At Durban he announced that New Zealand desired peace on an everlasting basis, “but if more men are wanted,” he added, “more will be sent.” In the same city he told the people of South Africa that the only conclusion possible to the war was unconditional surrender by the Boers, but he declared with an air of kingly clemency that brave fighters would be treated with Britain’s traditional generosity.

On May 24th he sent a cable message to Sir Joseph Ward stating that he had had tea with Lord Milner and dinner with Lord Kitchener. “Had a long interview with both, which was very satisfactory,” was the significant addition to the message, and on the same day there came the still more significant brief message: “No more contingents will be required.”

This message was taken all over the world as an augury of peace, and London newspapers accepted it as fairly strong proof that the conditions were such as to satisfy this strong advocate of unconditional surrender.

He supplied the South Africans with a policy, to be taken in hand as soon as the country had settled down after the war. That policy ran largely on the lines adopted in New Zealand, whose example, he thought, South Africa could not do better than follow.

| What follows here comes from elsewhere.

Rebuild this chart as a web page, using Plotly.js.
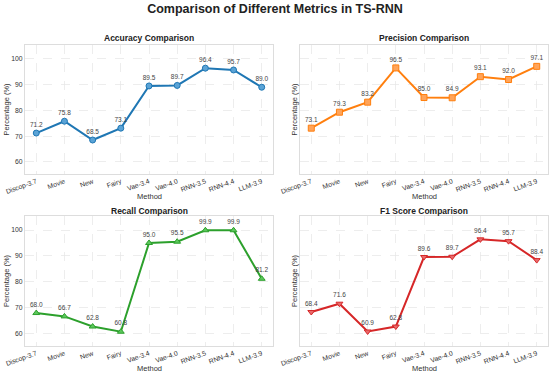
<!DOCTYPE html>
<html><head><meta charset="utf-8">
<script src="https://cdn.plot.ly/plotly-3.0.1.min.js"></script>
<style>html,body{margin:0;padding:0;background:#fff}#chart{width:550px;height:377px}</style>
</head><body><div id="chart"></div>
<script>
const methods = ["Discop-3.7","Movie","New","Fairy","Vae-3.4","Vae-4.0","RNN-3.5","RNN-4.4","LLM-3.9"];
const accuracy  = [71.2, 75.8, 68.5, 73.1, 89.5, 89.7, 96.4, 95.7, 89.0];
const precision = [73.1, 79.3, 83.2, 96.5, 85.0, 84.9, 93.1, 92.0, 97.1];
const recall    = [68.0, 66.7, 62.8, 60.8, 95.0, 95.5, 99.9, 99.9, 81.2];
const f1score   = [68.4, 71.6, 60.9, 62.8, 89.6, 89.7, 96.4, 95.7, 88.4];
const panelTitles = ["Accuracy Comparison","Precision Comparison","Recall Comparison","F1 Score Comparison"];

const series = [accuracy, precision, recall, f1score];
const colors = ["#1f77b4","#ff7f0e","#2ca02c","#d62728"];
const lightColors = ["#5aa3d6","#ffa45a","#5cc75c","#e86a6b"];
const symbols = ["circle","square","triangle-up","triangle-down"];
const axes = [["x","y"],["x2","y2"],["x3","y3"],["x4","y4"]];
const font = "Liberation Sans, Arial, sans-serif";

const traces = series.map((vals,i)=>({
  x: methods, y: vals, xaxis: axes[i][0], yaxis: axes[i][1],
  type: "scatter", mode: "lines+markers+text",
  line: {color: colors[i], width: 2},
  marker: {symbol: symbols[i], size: 6, color: lightColors[i], line:{color: colors[i], width:1}},
  text: vals.map(v=>v.toFixed(1)), textposition: "top center",
  textfont: {family: font, size: 6.5, color: "#444"},
  cliponaxis: false, hoverinfo: "skip", showlegend: false
}));

const W = 550, H = 377;
const xd = [[25/W, 273/W],[300/W, 548/W]];
const yd = [[1-174/H, 1-45/H],[1-346/H, 1-216/H]];

function xax(i, anchor){
  return {domain: xd[i%2], anchor: anchor, type:"category", range:[-0.4, 8.4],
    tickangle: -20, tickfont:{family:font, size:6.8, color:"#333"},
    showgrid:true, gridcolor:"#e6e6e6", griddash:"dash", gridwidth:0.7,
    showline:true, linecolor:"#dddddd", linewidth:1, mirror:true, zeroline:false,
    ticks:"", automargin:false};
}
function yax(i, anchor, showlabels){
  return {domain: yd[Math.floor(i/2)], anchor: anchor, range:[55.3, 105.4],
    tickvals:[60,70,80,90,100], showticklabels: showlabels,
    tickfont:{family:font, size:6.8, color:"#333"},
    showgrid:true, gridcolor:"#e6e6e6", griddash:"dash", gridwidth:0.7,
    showline:true, linecolor:"#dddddd", linewidth:1, mirror:true, zeroline:false,
    ticks:"", automargin:false};
}

const ann = [];
const titleCx = [(25+273)/2/W, (300+548)/2/W];
const titleY = [1-38/H, 1-211/H];
const methodY = [1-196/H, 1-368/H];
const pctX = [6/W, 294/W];
const pctY = [1-(45+174)/2/H, 1-(216+346)/2/H];
for (let i=0;i<4;i++){
  const c = i%2, r = Math.floor(i/2);
  ann.push({text:"<b>"+panelTitles[i]+"</b>", x:titleCx[c], y:titleY[r], xref:"paper", yref:"paper",
    showarrow:false, font:{family:font, size:8.5, color:"#222"}, xanchor:"center", yanchor:"middle"});
  ann.push({text:"Method", x:titleCx[c], y:methodY[r], xref:"paper", yref:"paper",
    showarrow:false, font:{family:font, size:7.5, color:"#333"}, xanchor:"center", yanchor:"middle"});
  ann.push({text:"Percentage (%)", x:pctX[c], y:pctY[r], xref:"paper", yref:"paper", textangle:-90,
    showarrow:false, font:{family:font, size:7.5, color:"#333"}, xanchor:"center", yanchor:"middle"});
}

const layout = {
  width: W, height: H, margin:{l:0,r:0,t:0,b:0},
  paper_bgcolor:"#fff", plot_bgcolor:"#fff",
  title:{text:"<b>Comparison of Different Metrics in TS-RNN</b>", x:0.5, xanchor:"center", y:1-9/H, yanchor:"middle",
    font:{family:font, size:12.5, color:"#222"}},
  xaxis: xax(0,"y"), yaxis: yax(0,"x",true),
  xaxis2: xax(1,"y2"), yaxis2: yax(1,"x2",false),
  xaxis3: xax(2,"y3"), yaxis3: yax(2,"x3",true),
  xaxis4: xax(3,"y4"), yaxis4: yax(3,"x4",false),
  annotations: ann, showlegend:false
};
Plotly.newPlot("chart", traces, layout, {staticPlot:true, displayModeBar:false});
</script></body></html>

In Reuter he had a zealous advance agent. Almost daily the great morning newspapers told the people of London in large type what he was doing, saying, and thinking. At least one comic journal had a Seddon cartoon ready for publication on the day of his arrival. At the Diamond Jubilee he had gone as a stranger, but at the Coronation it was the return of an interesting man who had been the talk of the Empire, and he received a royal welcome.